Jim was hired to replace Chris Warren as weekend evening weather anchor in 2009. He spent a few years in that slot before moving to the #2 evening weatherman, working 4PM and 9PM newscasts, as well as NWCN.
When Rhonda Lee was hired full time, Jim shifted back to weekends. Who knows if they let him know he was going to be non-renewed at that time, or if he saw the writing on the wall. I read somewhere one of his adult children is in Florida, so this gets him closer to his family.
More generally ... Jim Guy is a true journeyman meteorologist. He's worked a bunch of markets over his 30 year career, with two long stints - KSTP for 12 years, and KING for 8. He had a good run in Minneapolis as the morning meteorologist at KSTP (where he was replaced by former KIRO weatherman, Patrick Hammer). When KING hired him, I was surprised to see someone in their 50s get a shot at a top 15 station, especially in a slot (weekend evenings) that is typically reserved for up and comers.
Anyways, watching him work, it was clear why he never really "stuck" anywhere. He reminds me of Monty Webb, who has had the same all over the place type of career. Jim Guy is a likable talent, with an easy personality and had great chemistry with everyone he shared a set with. He knows his weather, and comes across as the "authoritarian" weatherman (which fit well on a station with Jeff Renner and Rich Marriott). But his delivery... Being a weatherman requires being able to speak extemporaneously about what's on the green screen. And the best, they can just walk right through the weathercast without pausing for a second. They deliver the weather as if they're reading a script, but they're not. They're just that good. Jim Guy would get tripped up on his own weathercasts, pausing mid-sentence or occasionally looking like he lost his train of thought as he moved to the next slide. I found it a little distracting, something to be expected of a rookie in market 100, not a 30 year vet working in a top-15 market.
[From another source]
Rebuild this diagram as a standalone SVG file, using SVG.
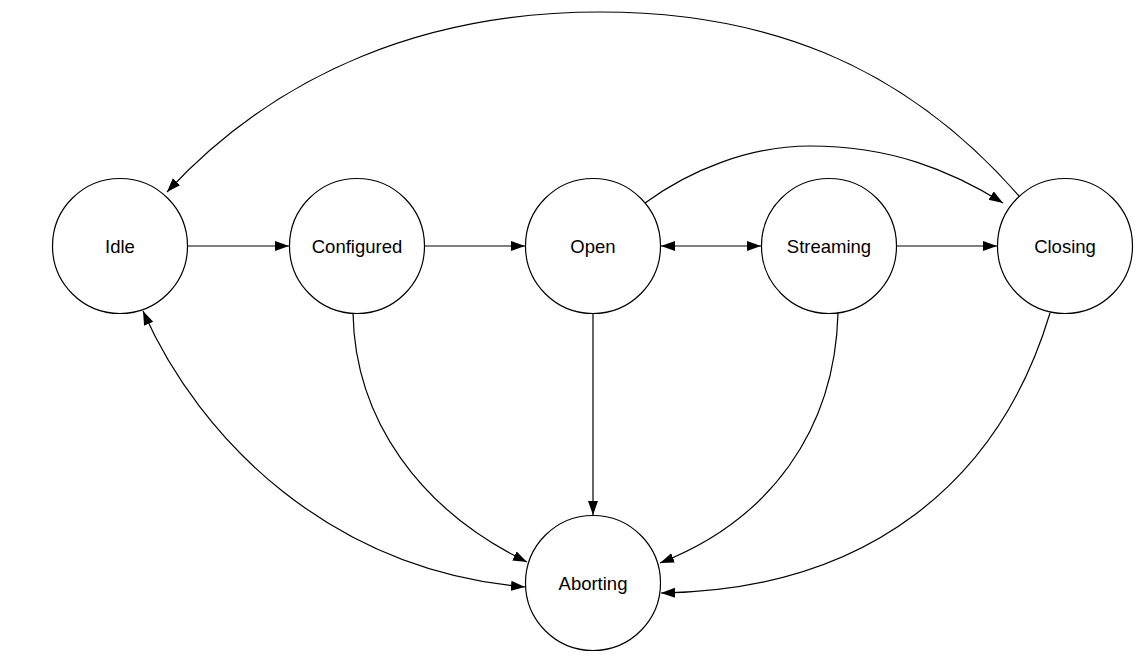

With Jim Guy's exit, TEGNA has now fully gutted what was the strongest weather department in town. Jeff Renner, Jim Guy, Lisa Van Cise, Mary Lee, and Keisha Burns have all exited, leaving Rich Marriott as the only personality left doing weather that was here 18 months ago. For a station that hung their hat on their weather coverage and was the top station in the market for 20 years in the primetime newscasts, I'm still struggling to figured out the corporate strategy here.
You mentioned Monty Webb above. I may have mentioned this before, but he is currently doing weekday mornings on KNDU/KNDO (Tri-Cities/Yakima). This one time Seattle and Louisville weather anchor is in market # somewhere below 200. Perhaps his choice, but not sure.